What exactly do you want to match? It sounds you want to match:
- word (tagname)
- mandatory whitespace
- word (attr name)
- optional whitespace
=
- optional whitespace
- either single quoted or double quoted anything (attr value)
That would be: ^(\w+)\s+(\w+)\s*=\s*(?:'([^']*)'|"([^"]*)")

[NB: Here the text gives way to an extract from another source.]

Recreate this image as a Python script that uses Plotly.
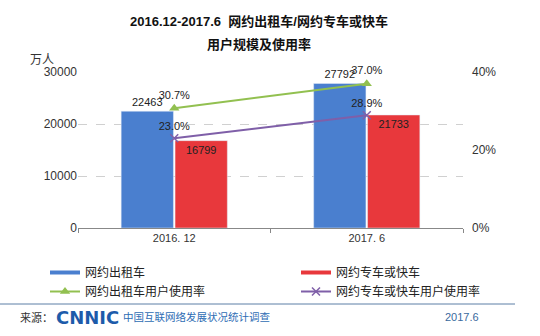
import plotly.graph_objects as go

categories = ["2016. 12", "2017. 6"]
taxi_users = [22463, 27792]
ride_users = [16799, 21733]
taxi_rate = [0.307, 0.370]
ride_rate = [0.230, 0.289]

names = ["网约出租车", "网约专车或快车", "网约出租车用户使用率", "网约专车或快车用户使用率"]
BLUE = "#4A7FCF"
RED = "#E8383C"
GREEN = "#92C050"
PURPLE = "#7F5FA8"
FONT = "Liberation Sans, Arial, Noto Sans CJK SC"

PL, PR, PT, PB = 78, 463, 72, 228
PW, PH = PR - PL, PB - PT


def px(x):
    return (x - PL) / PW


def py(y):
    return (PB - y) / PH


fig = go.Figure()
fig.add_trace(go.Bar(x=categories, y=taxi_users, marker_color=BLUE, name=names[0],
                     text=[str(v) for v in taxi_users], textposition="outside",
                     textfont=dict(size=11, color="#222"), cliponaxis=False, showlegend=False))
fig.add_trace(go.Bar(x=categories, y=ride_users, marker_color=RED, name=names[1],
                     text=[str(v) for v in ride_users], textposition="inside",
                     insidetextanchor="end", textangle=0,
                     textfont=dict(size=11, color="#222"), showlegend=False))
# legend proxies for bars
fig.add_trace(go.Scatter(x=[None], y=[None], mode="lines", line=dict(color=BLUE, width=4),
                         name=names[0], legend="legend"))
fig.add_trace(go.Scatter(x=[None], y=[None], mode="lines", line=dict(color=RED, width=4),
                         name=names[1], legend="legend2"))
fig.add_trace(go.Scatter(x=categories, y=taxi_rate, yaxis="y2", mode="lines+markers+text",
                         line=dict(color=GREEN, width=2), marker=dict(symbol="triangle-up", size=9, color=GREEN),
                         text=[f"{v*100:.1f}%" for v in taxi_rate], textposition="top center",
                         textfont=dict(size=11, color="#222"), name=names[2], cliponaxis=False,
                         legend="legend"))
fig.add_trace(go.Scatter(x=categories, y=ride_rate, yaxis="y2", mode="lines+markers+text",
                         line=dict(color=PURPLE, width=2), marker=dict(symbol="x-thin", size=8, color=PURPLE,
                         line=dict(color=PURPLE, width=1.5)),
                         text=[f"{v*100:.1f}%" for v in ride_rate], textposition="top center",
                         textfont=dict(size=11, color="#222"), name=names[3], cliponaxis=False,
                         legend="legend2"))

legend_common = dict(orientation="v", yanchor="top", traceorder="normal",
                     font=dict(size=12, color="#222"), tracegroupgap=0, itemwidth=30,
                     bgcolor="rgba(0,0,0,0)")

fig.update_layout(
    width=540, height=336,
    margin=dict(l=PL, r=540 - PR, t=PT, b=336 - PB, autoexpand=False),
    paper_bgcolor="white", plot_bgcolor="white",
    font=dict(family=FONT, size=11, color="#333"),
    barmode="group", bargap=0.44, bargroupgap=0.03,
    xaxis=dict(type="category", showline=True, linecolor="#888", linewidth=1,
               ticks="outside", tickson="boundaries", ticklen=4, tickcolor="#888",
               showgrid=False, tickfont=dict(size=11, color="#333")),
    yaxis=dict(range=[0, 30000], tickvals=[0, 10000, 20000, 30000], ticktext=["0", "10000", "20000", "30000"],
               showgrid=True, gridcolor="#D0D0D0", griddash="dash", zeroline=False,
               showline=False, tickfont=dict(size=12, color="#333")),
    yaxis2=dict(range=[0, 0.4], tickvals=[0, 0.2, 0.4], ticktext=["0%", "20%", "40%"],
                overlaying="y", side="right", showgrid=False, zeroline=False,
                ticklabelstandoff=8, tickfont=dict(size=12, color="#333")),
    legend=dict(x=px(45), xanchor="left", y=py(258), **legend_common),
    legend2=dict(x=px(296), xanchor="left", y=py(258), **legend_common),
    showlegend=True,
)

fig.add_annotation(text="<b>2016.12-2017.6  网约出租车/网约专车或快车</b>", xref="paper", yref="paper",
                   x=px(259), y=py(21), xanchor="center", yanchor="middle", showarrow=False,
                   font=dict(size=13, color="#111"))
fig.add_annotation(text="<b>用户规模及使用率</b>", xref="paper", yref="paper",
                   x=px(259), y=py(44), xanchor="center", yanchor="middle", showarrow=False,
                   font=dict(size=13, color="#111"))

fig.add_annotation(text="万人", xref="paper", yref="paper", x=px(42), y=py(60), xanchor="center",
                   yanchor="middle", showarrow=False, font=dict(size=12, color="#333"))

fig.add_shape(type="line", xref="paper", yref="paper", x0=px(0), x1=px(515),
              y0=py(304), y1=py(304), line=dict(color="#5C7FA6", width=1))

fy = py(317)
fig.add_annotation(text="来源：", xref="paper", yref="paper", x=px(18), y=fy, xanchor="left",
                   yanchor="middle", showarrow=False, font=dict(size=11, color="#333"))
fig.add_annotation(text="<b>CNNIC</b>", xref="paper", yref="paper", x=px(54), y=fy, xanchor="left",
                   yanchor="middle", showarrow=False, font=dict(size=18, color="#1D5BAA", family="DejaVu Sans"))
fig.add_annotation(text="中国互联网络发展状况统计调查", xref="paper", yref="paper", x=px(121), y=fy,
                   xanchor="left", yanchor="middle", showarrow=False, font=dict(size=10.5, color="#2E6DB4"))
fig.add_annotation(text="2017.6", xref="paper", yref="paper", x=px(443), y=fy, xanchor="left",
                   yanchor="middle", showarrow=False, font=dict(size=11, color="#3A6A9E"))

fig.write_html("out.html")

This will allow matches like:
a href=''
- empty attr
a href='Hello world'
- spaces and other non-word characters in quoted part
a href="one 'n two"
- quotes of different kind in quoted part
a href = 'google'
- spaces on both sides of =
And disallow things like these that your original regexp allows:
a b c href='google'
- extra words
='google'
- only spaces on the left
href='google'
- only attr on the left
It still doesn't sound exactly right - you're trying to match a tag with exactly one attribute?
With this regexp, tag name will be in $1
, attr name in $2
, and attr value in either $3
or $4
(the other being nil - most languages distinguish group not taken with nil vs group taken but empty with ""
if you need it).
Regexp that would ensure attr value gets in the same group would be messier if you wanted to allow single quotes in doubly quoted attr value and vice verse - something like ^(\w+)\s+(\w+)\s*=\s*(['"])((?:(?!\3).)*)\3
((?!)
is zero-width negative look-ahead - (?:(?!\3).)
means something like [^\3]
except the latter isn't supported).
If you don't care about this ^(\w+)\s+(\w+)\s*=\s*(['"])(['"]*)\3
will do just fine (for both $3
will be quote type, and $4
attr value).
By the way re (["'])\w+?\1
above - \w
doesn't match quotes, so this ?
doesn't change anything.
Having said all that, use a real HTML parser ;-)
These regexps will work in Perl and Ruby. Other languages usually copy Perl's regexp system, but often introduce minor changes so some adjustments might be necessary. Especially the one with negative look-aheads might be unsupported.